WHY (We Hear You) and Frome FM also occupy this building. The Council Chamber and two meeting rooms are available for hire.
Frome Town Council Information
Information on all council services. Open Monday to Friday 9.30am – 4.30pm
Here you can also:
- Buy maps
- Pick up a free relocation Pack – for people moving to Frome
- Pick up leaflets about what’s on in Frome
- Pick up local news publications, like the Frome Times, The List and The Mendip Times
Phones from 9am.
Telephone: 01373 465757
History of Frome Town Hall
Completed in 1892, the Town Hall was built on plans by the firm of architects, Messrs Halliday & Anderson of Cardiff, in an Italian Renaissance style using local stone quarried in the Butts. Box Ground and Bath stone were also used as dressings. As can be seen on the original plans, the building was intended to provide spacious offices for the Poor Law Union, Board of Guardians and Local Board.
The Town Hall today retains certain original features both inside and out including the lovely mosaic floor and the clock. These have both now been lovingly restored. The building has a great tradition of public service, and is now renovated to be fit for the future. It aims to be a building for the community.
To coincide with the reopening of the Town Hall on Christchurch Street West, local historian Lorraine Johnson has produced a book detailing the historic building’s past and legacy in the town. The book is on sale throughout the town, including at the Town Hall itself.
Here’s an extract about the generous donation of the clock, taken from Lorraine Johnson’s Frome Town Hall history book:
Upon completion of the public office construction Chairman of the Board Alderman Edward Flatman had addressed his Committee with a generous offer stating that ‘In many plans that were sent in for the erection of the public offices there was provision for a town clock’ but he believed that ‘the contract with Mr Bird did not include that’ and he would ‘be pleased to personally offer a clock as a present to the Guardians’ to which there was a round of applause. The clock was duly purchased from Smiths of Derby and, as can be seen on the photograph, it was placed in a prominent location at the front of the new building.

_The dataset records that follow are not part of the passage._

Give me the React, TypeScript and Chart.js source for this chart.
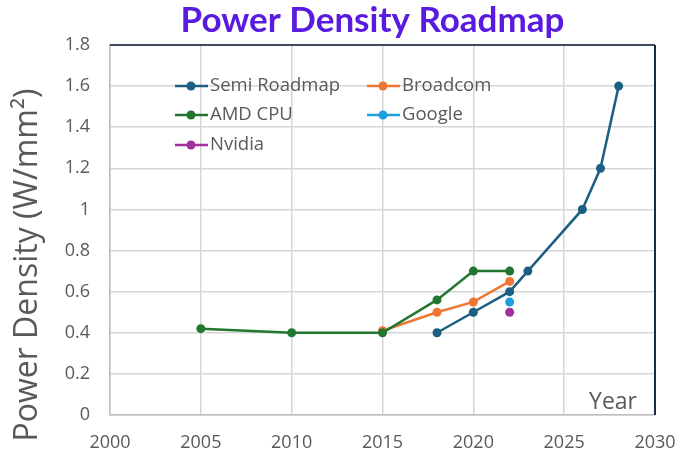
import React, { useEffect, useRef } from "react";
import { Chart, registerables } from "chart.js";

Chart.register(...registerables);

const semiYears = [2018, 2020, 2022, 2023, 2026, 2027, 2028];
const semiValues = [0.4, 0.5, 0.6, 0.7, 1.0, 1.2, 1.6];
const broadcomYears = [2015, 2018, 2020, 2022];
const broadcomValues = [0.41, 0.5, 0.55, 0.65];
const amdYears = [2005, 2010, 2015, 2018, 2020, 2022];
const amdValues = [0.42, 0.4, 0.4, 0.56, 0.7, 0.7];
const googleYears = [2022];
const googleValues = [0.55];
const nvidiaYears = [2022];
const nvidiaValues = [0.5];

const seriesNames = ["Semi Roadmap", "Broadcom", "AMD CPU", "Google", "Nvidia"];
const seriesColors = ["#1C5F82", "#EE7733", "#22762F", "#1AA1DB", "#A0309A"];

const xTicks = [2000, 2005, 2010, 2015, 2020, 2025, 2030];
const yTicks = [0, 0.2, 0.4, 0.6, 0.8, 1, 1.2, 1.4, 1.6, 1.8];

const titleText = "Power Density Roadmap";
const yTitleText = "Power Density (W/mm²)";
const xTitleText = "Year";

const GREY = "#595959";
const FONT = "'Open Sans', sans-serif";
const TITLE_FONT = "Lato, sans-serif";

function pts(xs: number[], ys: number[]) {
  return xs.map((x, i) => ({ x, y: ys[i] }));
}

const frame = {
  id: "frame",
  afterDraw(chart: any) {
    const { ctx, chartArea } = chart;
    const { left, right, top, bottom } = chartArea;
    ctx.save();
    // dark top & right borders
    ctx.lineWidth = 2;
    ctx.strokeStyle = "#3E4A5A";
    ctx.beginPath();
    ctx.moveTo(left, top);
    ctx.lineTo(right, top);
    ctx.stroke();
    ctx.strokeStyle = "#1A2B45";
    ctx.beginPath();
    ctx.moveTo(right, top);
    ctx.lineTo(right, bottom);
    ctx.stroke();

    // Title
    ctx.fillStyle = "#5A1BE0";
    ctx.font = `bold 35px ${TITLE_FONT}`;
    ctx.textAlign = "center";
    ctx.textBaseline = "alphabetic";
    ctx.fillText(titleText, (left + right) / 2 - 10, top - 13);

    // Y title
    ctx.save();
    ctx.fillStyle = GREY;
    ctx.font = `32px ${FONT}`;
    ctx.translate(28, (top + bottom) / 2 + 35);
    ctx.rotate(-Math.PI / 2);
    ctx.textAlign = "center";
    ctx.textBaseline = "middle";
    ctx.fillText(yTitleText, 0, 0);
    ctx.restore();

    // "Year" label
    ctx.fillStyle = GREY;
    ctx.font = `23px ${FONT}`;
    ctx.textAlign = "right";
    ctx.textBaseline = "alphabetic";
    ctx.fillText(xTitleText, right - 18, bottom - 6);

    // Legend
    ctx.font = `18.5px ${FONT}`;
    ctx.textAlign = "left";
    ctx.textBaseline = "middle";
    const colX = [left + 65, left + 257];
    const rowY = [top + 41, top + 70, top + 100];
    seriesNames.forEach((name, k) => {
      const cx = colX[k % 2];
      const cy = rowY[Math.floor(k / 2)];
      const col = seriesColors[k];
      ctx.strokeStyle = col;
      ctx.lineWidth = 2.5;
      ctx.beginPath();
      ctx.moveTo(cx, cy);
      ctx.lineTo(cx + 33, cy);
      ctx.stroke();
      ctx.fillStyle = col;
      ctx.beginPath();
      ctx.arc(cx + 16, cy, 4.5, 0, Math.PI * 2);
      ctx.fill();
      ctx.fillStyle = GREY;
      ctx.fillText(name, cx + 35, cy);
    });
    ctx.restore();
  },
};

export default function App() {
  const ref = useRef<HTMLCanvasElement>(null);
  useEffect(() => {
    if (!ref.current) return;
    const mk = (i: number, data: any[]) => ({
      label: seriesNames[i],
      data,
      borderColor: seriesColors[i],
      backgroundColor: seriesColors[i],
      borderWidth: 2.5,
      pointRadius: 4.5,
      pointHoverRadius: 4.5,
      pointBorderWidth: 0,
      showLine: true,
    });
    const chart = new Chart(ref.current, {
      type: "scatter",
      data: {
        datasets: [
          mk(4, pts(nvidiaYears, nvidiaValues)),
          mk(3, pts(googleYears, googleValues)),
          mk(2, pts(amdYears, amdValues)),
          mk(1, pts(broadcomYears, broadcomValues)),
          mk(0, pts(semiYears, semiValues)),
        ],
      },
      options: {
        responsive: false,
        animation: false,
        layout: { padding: { left: 0, right: 24, top: 45, bottom: 0 } },
        plugins: {
          legend: { display: false },
          tooltip: { enabled: false },
          title: { display: false },
        },
        scales: {
          x: {
            type: "linear",
            min: 2000,
            max: 2030,
            afterBuildTicks: (s: any) => {
              s.ticks = xTicks.map((v) => ({ value: v }));
            },
            afterFit: (s: any) => {
              s.height = 40;
              s.paddingRight = 0;
              s.paddingLeft = 0;
            },
            ticks: {
              color: GREY,
              font: { family: FONT, size: 18 },
              padding: 17,
              maxRotation: 0,
              callback: (v: any) => String(v),
            },
            grid: { color: "#D6D6D6", lineWidth: 1.5, drawTicks: false },
            border: { color: "#BFBFBF", width: 1.5 },
          },
          y: {
            min: 0,
            max: 1.8,
            afterBuildTicks: (s: any) => {
              s.ticks = yTicks.map((v) => ({ value: v }));
            },
            afterFit: (s: any) => {
              s.width = 110;
              s.paddingTop = 0;
              s.paddingBottom = 0;
            },
            ticks: {
              color: GREY,
              font: { family: FONT, size: 18 },
              padding: 20,
              callback: (v: any) => String(v),
            },
            grid: { color: "#D6D6D6", lineWidth: 1.5, drawTicks: false },
            border: { color: "#BFBFBF", width: 1.5 },
          },
        },
      },
      plugins: [frame],
    });
    return () => chart.destroy();
  }, []);
  return (
    <div style={{ position: "absolute", left: 0, top: 0, width: 679, height: 455, background: "#fff" }}>
      <canvas ref={ref} width={679} height={455} />
    </div>
  );
}
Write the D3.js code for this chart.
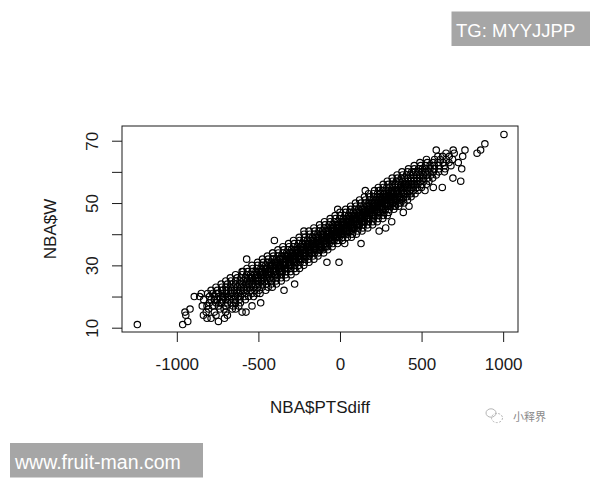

However, it didn’t meet with total satisfaction from everyone: one correspondent of the local newspaper, Tubal Cain, posed the question, ‘Is there any valid reason why the clock Mr Flatman kindly presented to the town should not be illuminated at night?’ He reasoned that, ‘Surely it is not because the quantity of gas burnt is great. I should imagine that a five pound note will cover the cost for a year, and this estimate is over, not under, the mark. I want to see the clock with a bright and cheerful face in place of the dark and dismal one that now peers forth at night time.’
In later years there were complaints that the clock was not keeping the correct time for it was reported that on one occasion the clock was incorrect by five minutes. An investigation attributed this to the fact that a ‘strong wind had prevailed a day or two before’ and the clock’s accuracy subsequently was carefully monitored. It was found to keep good time having proven itself a good clock in the almost nine years of its service.